I changed that block of text for each loop where the convertors are analyzed. When determining what will go into the “additional lines”…

var=re.split('([)]|[(]|[{]|[}]|\s+|\*)', parts[0])[0]
 special_words = ['INIT','','THEN','then','if','IF','else','ELSE'] + supported_func + list(flows.keys()) + list(convertors.keys()) + list(models.keys())
 if (var not in special_words and not lines[ln].startswith(var + '(t)')):

As mentioned above, in the data write out loop, I had to add some complexity in case the variable it references is itself data:

if (convertors[conv].Data.xname not in convT2 and convertors[conv].Data.xname in convlist and not convertors[(convertors[conv].Data.xname)].isData):
   convT2.append(convertors[conv].Data.xname)
   ff.writelines(["\t", convertors[conv].Data.xname, " <- ", convertors[convertors[conv].Data.xname].Eq, "\n"])
elif (convertors[conv].Data.xname not in convT2 and convertors[conv].Data.xname in convlist and convertors[(convertors[conv].Data.xname)].isData):
   ff.writelines(["\t", convertors[conv].Data.xname, " <- inputData(", convertors[convertors[conv].Data.xname].Data.xname, ", '", convertors[conv].Data.xname, "')\n"])

Then, I overhauled the part that writes out the convertors and flows.

convsflows = convlist + flowlist
while convsflows:
   for fl in convsflows:
   if fl in flowlist: dependents = flows[fl].in_flows + flows[fl].in_convertors
   elif fl in convlist: dependents = convertors[fl].in_convertors
   flowWrite=False
   if len([i for i in dependents if i in initialized]) < len(dependents) and [i for i in dependents if i in convsflows]: flowWrite=False
   else: flowWrite = True
   if (flowWrite):
      if fl in flowlist:
         if flows[fl].isIf: flows[fl].Eq = if_extract(flows,fl)
         converted = flows[fl]
      elif fl in convlist:
         if convertors[fl].isIf: convertors[fl].Eq = if_extract(convertors,fl)
         converted = convertors[fl]
      ff.writelines(["\t", fl, " <- ", str(converted.Eq), "\n"])
      initialized.append(fl)
      convsflows.remove(fl)

I had a line change earlier that went along with the fact that I decided to keep parameter names separate, and then join them up…

ff.write('parm_names <- c("' + convs[0] + '"')
for i in range(1, len(convs)): ff.write(',\n"' + convs[i] + '"')
ff.writelines(")\n")
ff.write("names(parms) <- parm_names\n")

This avoids some mess in assigning tricky names.
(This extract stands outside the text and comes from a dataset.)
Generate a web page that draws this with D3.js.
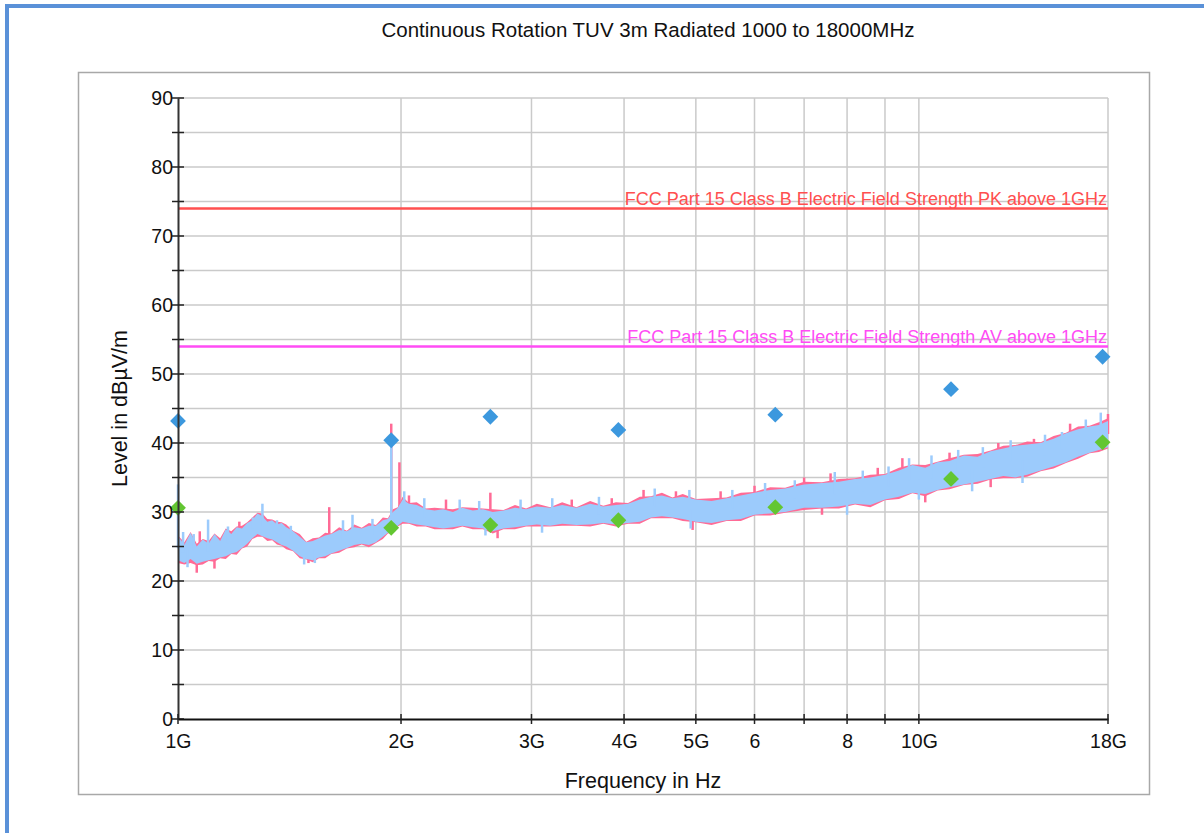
<!DOCTYPE html>
<html>
<head>
<meta charset="utf-8">
<script src="https://cdn.jsdelivr.net/npm/d3@7"></script>
<style>
    body { margin: 0; background: #fff; }
    svg { display: block; font-family: "Liberation Sans", Arial, sans-serif; }
</style>
</head>
<body>
<svg id="chart"></svg>
<script>
// Titel und Achsen
const chartTitle = "Continuous Rotation TUV 3m Radiated 1000 to 18000MHz";
const xLabel = "Frequency in Hz";
const yLabel = "Level in dBµV/m";

const xTickValues = [1, 2, 3, 4, 5, 6, 7, 8, 9, 10, 18];
const xTickLabels = ["1G", "2G", "3G", "4G", "5G", "6", "", "8", "", "10G", "18G"];
const yTickValues = [0, 10, 20, 30, 40, 50, 60, 70, 80, 90];
const yMinorValues = [5, 15, 25, 35, 45, 55, 65, 75, 85];

// Grenzwerte
const limitNames = [
    "FCC Part 15 Class B Electric Field Strength PK above 1GHz",
    "FCC Part 15 Class B Electric Field Strength AV above 1GHz"
];
const limitLevels = [74, 54];

// Messkurve (Hüllkurve) in GHz / dBµV/m
const traceFreq = [1.00, 1.02, 1.04, 1.06, 1.08, 1.10, 1.12, 1.14, 1.16, 1.18, 1.20, 1.22, 1.24, 1.26, 1.28, 1.30,
    1.32, 1.34, 1.36, 1.38, 1.40, 1.43, 1.46, 1.49, 1.52, 1.55, 1.58, 1.61, 1.65, 1.69, 1.73, 1.77, 1.81, 1.85,
    1.89, 1.92, 1.95, 1.98, 2.01, 2.05, 2.10, 2.16, 2.22, 2.28, 2.35, 2.42, 2.50, 2.58, 2.66, 2.75, 2.85, 2.95,
    3.05, 3.18, 3.30, 3.45, 3.60, 3.75, 3.90, 4.05, 4.20, 4.35, 4.50, 4.65, 4.80, 5.00, 5.25, 5.50, 5.75, 6.00,
    6.30, 6.60, 7.00, 7.40, 7.80, 8.20, 8.60, 9.00, 9.40, 9.80, 10.2, 10.6, 11.0, 11.5, 12.0, 12.5, 13.0, 13.5,
    14.0, 14.6, 15.2, 15.8, 16.4, 17.0, 17.5, 18.0];
const blueLow = [23.0, 22.6, 23.2, 22.5, 22.8, 23.0, 23.2, 23.4, 23.6, 24.0, 24.2, 24.8, 25.4, 26.2, 26.8, 26.5,
    26.2, 26.0, 25.6, 25.2, 25.0, 24.4, 23.6, 23.2, 23.0, 23.4, 23.6, 24.0, 24.4, 24.8, 25.2, 25.4, 25.2, 25.6,
    26.4, 27.0, 27.4, 28.0, 28.6, 28.4, 28.2, 28.0, 27.8, 27.6, 27.8, 28.0, 27.8, 27.6, 27.2, 27.6, 27.8, 28.0,
    28.2, 28.0, 28.3, 28.1, 28.2, 28.4, 28.2, 28.4, 28.6, 29.2, 29.4, 29.2, 29.0, 28.6, 28.4, 28.8, 29.0, 29.6,
    29.8, 30.0, 30.6, 30.6, 30.8, 31.2, 31.0, 31.8, 32.2, 32.8, 32.6, 33.2, 33.6, 34.0, 34.4, 34.8, 35.2, 35.0,
    35.4, 36.0, 36.6, 37.2, 38.0, 38.6, 39.0, 39.4];
const blueHigh = [26.5, 25.2, 27.0, 25.0, 26.0, 25.4, 26.8, 25.8, 27.5, 26.8, 27.8, 27.6, 28.4, 28.8, 29.8, 29.4,
    28.6, 28.8, 28.2, 28.4, 27.8, 27.2, 26.4, 25.6, 25.8, 26.2, 26.6, 26.8, 27.4, 27.2, 27.8, 27.6, 28.0, 28.0,
    28.8, 29.0, 30.0, 30.6, 31.8, 31.2, 31.0, 30.4, 30.2, 30.4, 30.0, 30.6, 30.2, 30.4, 30.0, 30.2, 30.6, 30.4,
    30.8, 30.6, 31.0, 30.6, 31.2, 30.8, 31.0, 31.2, 31.8, 32.2, 32.4, 32.0, 32.2, 31.8, 31.6, 32.0, 32.4, 32.8,
    33.2, 33.4, 34.0, 34.2, 34.4, 34.8, 35.0, 35.4, 36.0, 36.8, 36.4, 37.2, 37.4, 38.2, 38.0, 38.8, 39.2, 39.6,
    39.8, 40.0, 40.6, 41.4, 42.0, 42.4, 42.6, 43.2];
const pinkLow = [22.6, 22.4, 22.6, 22.3, 22.4, 22.9, 22.8, 23.3, 23.2, 23.9, 23.8, 24.7, 25.0, 26.1, 26.4, 26.4,
    25.8, 25.9, 25.3, 25.1, 24.6, 24.3, 23.3, 23.1, 22.7, 23.3, 23.3, 23.9, 24.1, 24.7, 24.9, 25.3, 24.9, 25.5,
    26.1, 26.9, 27.1, 27.9, 28.3, 28.3, 27.9, 27.9, 27.5, 27.5, 27.5, 27.9, 27.5, 27.5, 26.9, 27.5, 27.5, 27.9,
    27.9, 27.9, 28.0, 28.0, 27.9, 28.3, 27.9, 28.3, 28.3, 29.1, 29.1, 29.1, 28.7, 28.5, 28.1, 28.7, 28.7, 29.5,
    29.5, 29.9, 30.3, 30.5, 30.5, 31.1, 30.7, 31.7, 31.9, 32.7, 32.3, 33.1, 33.3, 33.9, 34.1, 34.7, 34.9, 34.9,
    35.1, 35.9, 36.3, 37.1, 37.7, 38.5, 38.7, 39.2];
const pinkHigh = [26.6, 25.6, 27.1, 25.4, 26.1, 25.8, 26.9, 26.2, 27.6, 27.2, 27.9, 28.0, 28.5, 29.2, 29.9, 29.8,
    29.0, 28.9, 28.6, 28.5, 28.2, 27.3, 26.8, 25.7, 26.2, 26.3, 27.0, 26.9, 27.8, 27.3, 28.2, 27.7, 28.4, 28.1,
    29.2, 29.1, 30.4, 30.7, 32.2, 31.3, 31.4, 30.5, 30.6, 30.5, 30.4, 30.7, 30.6, 30.5, 30.4, 30.3, 31.0, 30.5,
    31.2, 30.7, 31.4, 30.7, 31.6, 30.9, 31.4, 31.3, 32.2, 32.3, 32.8, 32.1, 32.6, 31.9, 32.0, 32.1, 32.8, 32.9,
    33.6, 33.5, 34.4, 34.3, 34.8, 34.9, 35.4, 35.5, 36.4, 36.9, 36.8, 37.3, 37.8, 38.3, 38.4, 38.9, 39.6, 39.7,
    40.2, 40.1, 41.0, 41.5, 42.4, 42.5, 43.0, 43.6];

// Einzelne Spitzen der Messkurve (nach oben und unten)
const pinkSpikeFreq = [1.06, 1.07, 1.12, 1.21, 1.50, 1.60, 1.94, 1.99, 2.05, 2.30, 2.64, 2.70, 3.40, 3.85, 4.25,
    4.70, 4.95, 5.40, 6.00, 7.00, 7.40, 7.60, 8.80, 9.50, 10.2, 11.0, 12.5, 12.8, 14.3, 16.0, 18.0];
const pinkSpikeLevel = [21.2, 27.2, 21.8, 28.6, 22.6, 30.7, 42.8, 37.2, 32.4, 31.8, 32.8, 26.2, 31.8, 32.0, 33.2,
    33.0, 27.4, 33.0, 33.8, 35.0, 29.6, 35.6, 36.4, 37.8, 31.4, 38.6, 33.6, 40.0, 40.6, 42.8, 44.2];
const blueSpikeFreq = [1.00, 1.016, 1.03, 1.05, 1.098, 1.168, 1.262, 1.30, 1.36, 1.42, 1.48, 1.53, 1.67, 1.72,
    1.83, 1.94, 2.02, 2.15, 2.40, 2.55, 2.60, 2.90, 3.10, 3.20, 3.70, 4.40, 4.90, 4.92, 5.60, 6.20, 6.80, 7.70,
    8.00, 8.40, 9.10, 9.70, 10.0, 10.4, 11.3, 11.8, 12.2, 13.3, 13.8, 14.8, 15.6, 16.8, 17.6];
const blueSpikeLevel = [34.0, 27.1, 22.0, 26.8, 28.9, 27.9, 29.2, 31.2, 28.8, 28.0, 22.4, 22.6, 28.8, 29.6,
    29.0, 39.5, 33.0, 32.0, 31.8, 31.6, 26.6, 31.8, 27.0, 32.0, 32.2, 33.4, 33.2, 27.6, 33.2, 34.2, 34.6, 35.8,
    29.6, 36.0, 36.6, 37.8, 31.8, 38.2, 39.0, 33.0, 39.4, 40.4, 34.2, 41.2, 41.6, 43.4, 44.4];

// Endmessung: Peak (blau) und Average (grün)
const finalFreq = [1.00, 1.94, 2.64, 3.93, 6.40, 11.05, 17.7];
const finalPeak = [43.2, 40.4, 43.8, 41.9, 44.1, 47.8, 52.5];
const finalAvg = [30.6, 27.7, 28.1, 28.8, 30.7, 34.8, 40.1];

const width = 1204;
const height = 833;
const margin = { left: 178, top: 98, right: 96, bottom: 114 };
const plotW = width - margin.left - margin.right;
const plotH = height - margin.top - margin.bottom;
const font = "Liberation Sans, Arial, sans-serif";

const root = d3.select("#chart")
    .attr("width", width)
    .attr("height", height);

// Blauer Seitenrahmen
root.append("rect")
    .attr("x", 7).attr("y", 6)
    .attr("width", width + 20).attr("height", height + 20)
    .attr("fill", "none")
    .attr("stroke", "#5a91d8")
    .attr("stroke-width", 4);

// Diagrammfläche
root.append("rect")
    .attr("x", 78.5).attr("y", 72.5)
    .attr("width", 1071).attr("height", 722)
    .attr("fill", "#fff")
    .attr("stroke", "#a8a8a8")
    .attr("stroke-width", 1.5);

root.append("text")
    .attr("x", 648).attr("y", 37)
    .attr("text-anchor", "middle")
    .attr("font-size", 20.5)
    .attr("fill", "#111")
    .text(chartTitle);

const svg = root.append("g")
    .attr("transform", `translate(${margin.left}, ${margin.top})`);

// Skalen
const xScale = d3.scaleLog().domain([1, 18]).range([0, plotW]);
const yScale = d3.scaleLinear().domain([0, 90]).range([plotH, 0]);

// Gitter
svg.append("g").selectAll("line")
    .data(yTickValues.concat(yMinorValues).filter(v => v > 0))
    .join("line")
        .attr("x1", 0).attr("x2", plotW)
        .attr("y1", d => yScale(d)).attr("y2", d => yScale(d))
        .attr("stroke", "#cacaca").attr("stroke-width", 1.5);

svg.append("g").selectAll("line")
    .data(xTickValues.slice(1))
    .join("line")
        .attr("x1", d => xScale(d)).attr("x2", d => xScale(d))
        .attr("y1", 0).attr("y2", plotH)
        .attr("stroke", "#cacaca").attr("stroke-width", 1.5);

// Messkurven als Bänder
const trace = traceFreq.map((f, i) => ({
    f: f, bLo: blueLow[i], bHi: blueHigh[i], pLo: pinkLow[i], pHi: pinkHigh[i]
}));

// Mitte des Bandes für den Fußpunkt der Spitzen
const bandMid = d3.scaleLog()
    .domain(traceFreq)
    .range(traceFreq.map((f, i) => (blueLow[i] + blueHigh[i]) / 2));

svg.append("path")
    .datum(trace)
    .attr("fill", "#ff6b96")
    .attr("d", d3.area()
        .x(d => xScale(d.f))
        .y0(d => yScale(d.pLo))
        .y1(d => yScale(d.pHi)));

svg.append("g").selectAll("line")
    .data(pinkSpikeFreq)
    .join("line")
        .attr("x1", d => xScale(d)).attr("x2", d => xScale(d))
        .attr("y1", (d, i) => yScale(pinkSpikeLevel[i]))
        .attr("y2", d => yScale(bandMid(d)))
        .attr("stroke", "#ff6b96").attr("stroke-width", 2.5);

svg.append("path")
    .datum(trace)
    .attr("fill", "#9ccbfc")
    .attr("d", d3.area()
        .x(d => xScale(d.f))
        .y0(d => yScale(d.bLo))
        .y1(d => yScale(d.bHi)));

svg.append("g").selectAll("line")
    .data(blueSpikeFreq)
    .join("line")
        .attr("x1", d => xScale(d)).attr("x2", d => xScale(d))
        .attr("y1", (d, i) => yScale(blueSpikeLevel[i]))
        .attr("y2", d => yScale(bandMid(d)))
        .attr("stroke", "#9ccbfc").attr("stroke-width", 2.5);

// Grenzwertlinien
const limitColors = ["#ff4f4f", "#ff4cf5"];
limitLevels.forEach((lvl, i) => {
    svg.append("line")
        .attr("x1", 0).attr("x2", plotW)
        .attr("y1", yScale(lvl)).attr("y2", yScale(lvl))
        .attr("stroke", limitColors[i]).attr("stroke-width", 2.5);
    svg.append("text")
        .attr("x", plotW - 1)
        .attr("y", yScale(lvl) - 3)
        .attr("text-anchor", "end")
        .attr("font-size", 18)
        .attr("fill", limitColors[i])
        .text(limitNames[i]);
});

// Marker
const diamond = d3.symbol().type(d3.symbolSquare).size(125);
svg.append("g").selectAll("path")
    .data(finalFreq)
    .join("path")
        .attr("d", diamond)
        .attr("transform", (d, i) => `translate(${xScale(d)}, ${yScale(finalAvg[i])}) rotate(45)`)
        .attr("fill", "#63c632");
svg.append("g").selectAll("path")
    .data(finalFreq)
    .join("path")
        .attr("d", diamond)
        .attr("transform", (d, i) => `translate(${xScale(d)}, ${yScale(finalPeak[i])}) rotate(45)`)
        .attr("fill", "#3c98de");

// Achsen
const yAxis = svg.append("g")
    .call(d3.axisLeft(yScale).tickValues(yTickValues).tickSize(0).tickPadding(5));
yAxis.select(".domain").attr("stroke", "#333").attr("stroke-width", 2);
yAxis.selectAll("text").attr("font-size", 19.5).attr("fill", "#111").attr("font-family", font);

svg.append("g").selectAll("line")
    .data(yTickValues.concat(yMinorValues))
    .join("line")
        .attr("x1", -6).attr("x2", 6)
        .attr("y1", d => yScale(d)).attr("y2", d => yScale(d))
        .attr("stroke", "#222").attr("stroke-width", 1.5);

const xAxis = svg.append("g")
    .attr("transform", `translate(0, ${plotH})`)
    .call(d3.axisBottom(xScale).tickValues(xTickValues)
        .tickFormat((d, i) => xTickLabels[i]).tickSize(0).tickPadding(15));
xAxis.select(".domain").attr("stroke", "#111").attr("stroke-width", 2);
xAxis.selectAll("text").attr("font-size", 19.5).attr("fill", "#111").attr("font-family", font);

svg.append("g").selectAll("line")
    .data(xTickValues)
    .join("line")
        .attr("x1", d => xScale(d)).attr("x2", d => xScale(d))
        .attr("y1", plotH - 5).attr("y2", plotH + 5)
        .attr("stroke", "#222").attr("stroke-width", 1.5);

// Achsenbeschriftungen
svg.append("text")
    .attr("x", xScale(Math.sqrt(18)))
    .attr("y", plotH + 69)
    .attr("text-anchor", "middle")
    .attr("font-size", 21.5)
    .attr("fill", "#111")
    .text(xLabel);

svg.append("text")
    .attr("transform", "rotate(-90)")
    .attr("x", -plotH / 2)
    .attr("y", -51)
    .attr("text-anchor", "middle")
    .attr("font-size", 21.5)
    .attr("fill", "#111")
    .text(yLabel);
</script>
</body>
</html>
I took the liberty of taking out several functions of the “x_functions.R” file; for instance, the MOD function at the end is just as easily replaced with the %% in line. There were also several others that I thought would warrant translation within the script written out.

Some Lingering Questions: Stella –> R

  1. I converted array variables to just regular variables; I replaced the front bracket with an underscore and removed the closing bracket. Does this have any consequence?
  2. I still may have some order of operations problems since I took parentheses out unless there are functions to be translated within if statements…
  3. Does case not matter  for variable names in Stella equation layers? I see what I assume is the same variable referenced but the case of the first letter varies.
  4. I see repeated equations in the layers. How does this work?